INFORMATION PROVIDED:

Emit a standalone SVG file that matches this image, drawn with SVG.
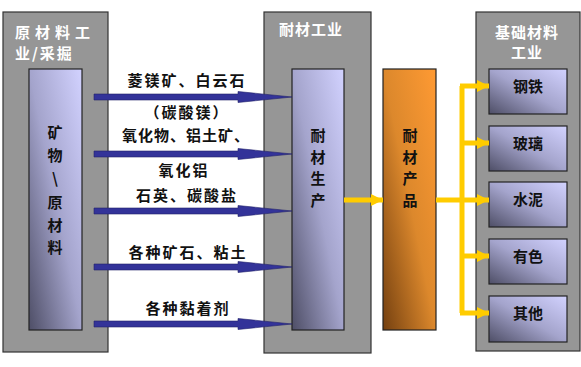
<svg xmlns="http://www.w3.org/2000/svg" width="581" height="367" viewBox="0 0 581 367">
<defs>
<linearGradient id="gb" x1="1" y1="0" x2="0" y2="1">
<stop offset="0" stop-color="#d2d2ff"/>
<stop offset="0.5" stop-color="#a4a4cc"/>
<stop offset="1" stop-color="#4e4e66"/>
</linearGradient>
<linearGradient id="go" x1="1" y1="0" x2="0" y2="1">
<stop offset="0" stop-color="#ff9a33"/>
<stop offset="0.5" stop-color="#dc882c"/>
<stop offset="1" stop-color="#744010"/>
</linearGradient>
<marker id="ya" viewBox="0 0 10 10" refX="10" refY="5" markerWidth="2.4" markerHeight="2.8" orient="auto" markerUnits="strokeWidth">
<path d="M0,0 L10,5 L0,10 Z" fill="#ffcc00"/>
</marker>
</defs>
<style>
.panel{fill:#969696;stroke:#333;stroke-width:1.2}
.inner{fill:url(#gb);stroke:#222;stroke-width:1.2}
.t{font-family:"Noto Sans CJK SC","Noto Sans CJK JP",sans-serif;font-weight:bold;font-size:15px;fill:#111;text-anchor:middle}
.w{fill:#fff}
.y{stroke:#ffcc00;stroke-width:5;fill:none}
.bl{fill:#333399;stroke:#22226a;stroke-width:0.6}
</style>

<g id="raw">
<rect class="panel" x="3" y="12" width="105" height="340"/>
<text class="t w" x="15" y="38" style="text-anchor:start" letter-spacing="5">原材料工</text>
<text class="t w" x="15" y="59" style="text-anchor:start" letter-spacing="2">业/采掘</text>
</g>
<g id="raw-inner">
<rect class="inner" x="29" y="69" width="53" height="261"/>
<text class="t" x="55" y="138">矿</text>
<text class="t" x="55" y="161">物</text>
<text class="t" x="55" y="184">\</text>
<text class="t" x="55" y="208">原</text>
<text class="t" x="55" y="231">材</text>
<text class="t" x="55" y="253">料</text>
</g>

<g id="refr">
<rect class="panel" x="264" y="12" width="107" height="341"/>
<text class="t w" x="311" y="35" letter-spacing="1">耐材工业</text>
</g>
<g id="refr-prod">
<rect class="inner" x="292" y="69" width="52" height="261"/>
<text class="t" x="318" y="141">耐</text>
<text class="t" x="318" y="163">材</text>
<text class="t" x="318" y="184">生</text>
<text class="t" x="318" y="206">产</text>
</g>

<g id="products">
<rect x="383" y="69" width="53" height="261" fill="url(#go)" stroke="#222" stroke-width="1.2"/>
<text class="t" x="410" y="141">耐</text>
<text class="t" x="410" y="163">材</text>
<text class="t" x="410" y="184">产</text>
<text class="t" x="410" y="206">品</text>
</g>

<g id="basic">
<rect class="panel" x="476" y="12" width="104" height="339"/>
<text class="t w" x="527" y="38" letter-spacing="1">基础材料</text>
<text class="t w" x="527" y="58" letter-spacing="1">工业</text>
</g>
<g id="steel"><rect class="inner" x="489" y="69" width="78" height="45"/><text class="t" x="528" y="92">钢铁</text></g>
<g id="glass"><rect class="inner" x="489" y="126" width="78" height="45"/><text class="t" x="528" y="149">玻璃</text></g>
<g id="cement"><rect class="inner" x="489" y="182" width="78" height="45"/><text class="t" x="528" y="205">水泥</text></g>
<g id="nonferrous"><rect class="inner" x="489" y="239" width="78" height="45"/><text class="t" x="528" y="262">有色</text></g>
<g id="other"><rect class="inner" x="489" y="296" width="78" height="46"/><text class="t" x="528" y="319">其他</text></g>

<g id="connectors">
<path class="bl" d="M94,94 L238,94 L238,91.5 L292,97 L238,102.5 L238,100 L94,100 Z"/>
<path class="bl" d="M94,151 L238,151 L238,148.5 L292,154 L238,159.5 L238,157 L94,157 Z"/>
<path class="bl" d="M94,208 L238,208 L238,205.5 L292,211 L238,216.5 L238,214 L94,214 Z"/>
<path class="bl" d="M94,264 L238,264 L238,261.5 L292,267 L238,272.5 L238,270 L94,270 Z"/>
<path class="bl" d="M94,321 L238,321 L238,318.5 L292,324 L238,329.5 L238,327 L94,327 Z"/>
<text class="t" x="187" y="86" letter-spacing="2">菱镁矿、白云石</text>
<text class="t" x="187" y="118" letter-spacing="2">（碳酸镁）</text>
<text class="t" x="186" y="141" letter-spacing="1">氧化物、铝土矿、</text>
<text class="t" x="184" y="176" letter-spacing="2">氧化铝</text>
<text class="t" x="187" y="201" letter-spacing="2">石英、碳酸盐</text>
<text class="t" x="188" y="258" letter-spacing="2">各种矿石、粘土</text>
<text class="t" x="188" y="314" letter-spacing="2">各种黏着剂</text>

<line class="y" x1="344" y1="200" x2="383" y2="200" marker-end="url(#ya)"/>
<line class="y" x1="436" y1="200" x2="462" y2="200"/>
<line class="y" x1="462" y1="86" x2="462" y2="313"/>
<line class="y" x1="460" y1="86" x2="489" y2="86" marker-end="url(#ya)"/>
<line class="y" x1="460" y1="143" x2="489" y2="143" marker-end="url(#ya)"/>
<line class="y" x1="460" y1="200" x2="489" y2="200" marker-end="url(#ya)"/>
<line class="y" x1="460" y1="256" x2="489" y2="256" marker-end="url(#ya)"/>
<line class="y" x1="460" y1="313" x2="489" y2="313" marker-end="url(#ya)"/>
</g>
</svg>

SET EXERCISE: Write out the full listing verbatim, excluding its pictures.

OUTPUT FOR THIS EXERCISE:
Emit a standalone SVG file that matches this image, drawn with SVG.
<svg xmlns="http://www.w3.org/2000/svg" width="581" height="367" viewBox="0 0 581 367">
<defs>
<linearGradient id="gb" x1="1" y1="0" x2="0" y2="1">
<stop offset="0" stop-color="#d2d2ff"/>
<stop offset="0.5" stop-color="#a4a4cc"/>
<stop offset="1" stop-color="#4e4e66"/>
</linearGradient>
<linearGradient id="go" x1="1" y1="0" x2="0" y2="1">
<stop offset="0" stop-color="#ff9a33"/>
<stop offset="0.5" stop-color="#dc882c"/>
<stop offset="1" stop-color="#744010"/>
</linearGradient>
<marker id="ya" viewBox="0 0 10 10" refX="10" refY="5" markerWidth="2.4" markerHeight="2.8" orient="auto" markerUnits="strokeWidth">
<path d="M0,0 L10,5 L0,10 Z" fill="#ffcc00"/>
</marker>
</defs>
<style>
.panel{fill:#969696;stroke:#333;stroke-width:1.2}
.inner{fill:url(#gb);stroke:#222;stroke-width:1.2}
.t{font-family:"Noto Sans CJK SC","Noto Sans CJK JP",sans-serif;font-weight:bold;font-size:15px;fill:#111;text-anchor:middle}
.w{fill:#fff}
.y{stroke:#ffcc00;stroke-width:5;fill:none}
.bl{fill:#333399;stroke:#22226a;stroke-width:0.6}
</style>

<g id="raw">
<rect class="panel" x="3" y="12" width="105" height="340"/>
<text class="t w" x="15" y="38" style="text-anchor:start" letter-spacing="5">原材料工</text>
<text class="t w" x="15" y="59" style="text-anchor:start" letter-spacing="2">业/采掘</text>
</g>
<g id="raw-inner">
<rect class="inner" x="29" y="69" width="53" height="261"/>
<text class="t" x="55" y="138">矿</text>
<text class="t" x="55" y="161">物</text>
<text class="t" x="55" y="184">\</text>
<text class="t" x="55" y="208">原</text>
<text class="t" x="55" y="231">材</text>
<text class="t" x="55" y="253">料</text>
</g>

<g id="refr">
<rect class="panel" x="264" y="12" width="107" height="341"/>
<text class="t w" x="311" y="35" letter-spacing="1">耐材工业</text>
</g>
<g id="refr-prod">
<rect class="inner" x="292" y="69" width="52" height="261"/>
<text class="t" x="318" y="141">耐</text>
<text class="t" x="318" y="163">材</text>
<text class="t" x="318" y="184">生</text>
<text class="t" x="318" y="206">产</text>
</g>

<g id="products">
<rect x="383" y="69" width="53" height="261" fill="url(#go)" stroke="#222" stroke-width="1.2"/>
<text class="t" x="410" y="141">耐</text>
<text class="t" x="410" y="163">材</text>
<text class="t" x="410" y="184">产</text>
<text class="t" x="410" y="206">品</text>
</g>

<g id="basic">
<rect class="panel" x="476" y="12" width="104" height="339"/>
<text class="t w" x="527" y="38" letter-spacing="1">基础材料</text>
<text class="t w" x="527" y="58" letter-spacing="1">工业</text>
</g>
<g id="steel"><rect class="inner" x="489" y="69" width="78" height="45"/><text class="t" x="528" y="92">钢铁</text></g>
<g id="glass"><rect class="inner" x="489" y="126" width="78" height="45"/><text class="t" x="528" y="149">玻璃</text></g>
<g id="cement"><rect class="inner" x="489" y="182" width="78" height="45"/><text class="t" x="528" y="205">水泥</text></g>
<g id="nonferrous"><rect class="inner" x="489" y="239" width="78" height="45"/><text class="t" x="528" y="262">有色</text></g>
<g id="other"><rect class="inner" x="489" y="296" width="78" height="46"/><text class="t" x="528" y="319">其他</text></g>

<g id="connectors">
<path class="bl" d="M94,94 L238,94 L238,91.5 L292,97 L238,102.5 L238,100 L94,100 Z"/>
<path class="bl" d="M94,151 L238,151 L238,148.5 L292,154 L238,159.5 L238,157 L94,157 Z"/>
<path class="bl" d="M94,208 L238,208 L238,205.5 L292,211 L238,216.5 L238,214 L94,214 Z"/>
<path class="bl" d="M94,264 L238,264 L238,261.5 L292,267 L238,272.5 L238,270 L94,270 Z"/>
<path class="bl" d="M94,321 L238,321 L238,318.5 L292,324 L238,329.5 L238,327 L94,327 Z"/>
<text class="t" x="187" y="86" letter-spacing="2">菱镁矿、白云石</text>
<text class="t" x="187" y="118" letter-spacing="2">（碳酸镁）</text>
<text class="t" x="186" y="141" letter-spacing="1">氧化物、铝土矿、</text>
<text class="t" x="184" y="176" letter-spacing="2">氧化铝</text>
<text class="t" x="187" y="201" letter-spacing="2">石英、碳酸盐</text>
<text class="t" x="188" y="258" letter-spacing="2">各种矿石、粘土</text>
<text class="t" x="188" y="314" letter-spacing="2">各种黏着剂</text>

<line class="y" x1="344" y1="200" x2="383" y2="200" marker-end="url(#ya)"/>
<line class="y" x1="436" y1="200" x2="462" y2="200"/>
<line class="y" x1="462" y1="86" x2="462" y2="313"/>
<line class="y" x1="460" y1="86" x2="489" y2="86" marker-end="url(#ya)"/>
<line class="y" x1="460" y1="143" x2="489" y2="143" marker-end="url(#ya)"/>
<line class="y" x1="460" y1="200" x2="489" y2="200" marker-end="url(#ya)"/>
<line class="y" x1="460" y1="256" x2="489" y2="256" marker-end="url(#ya)"/>
<line class="y" x1="460" y1="313" x2="489" y2="313" marker-end="url(#ya)"/>
</g>
</svg>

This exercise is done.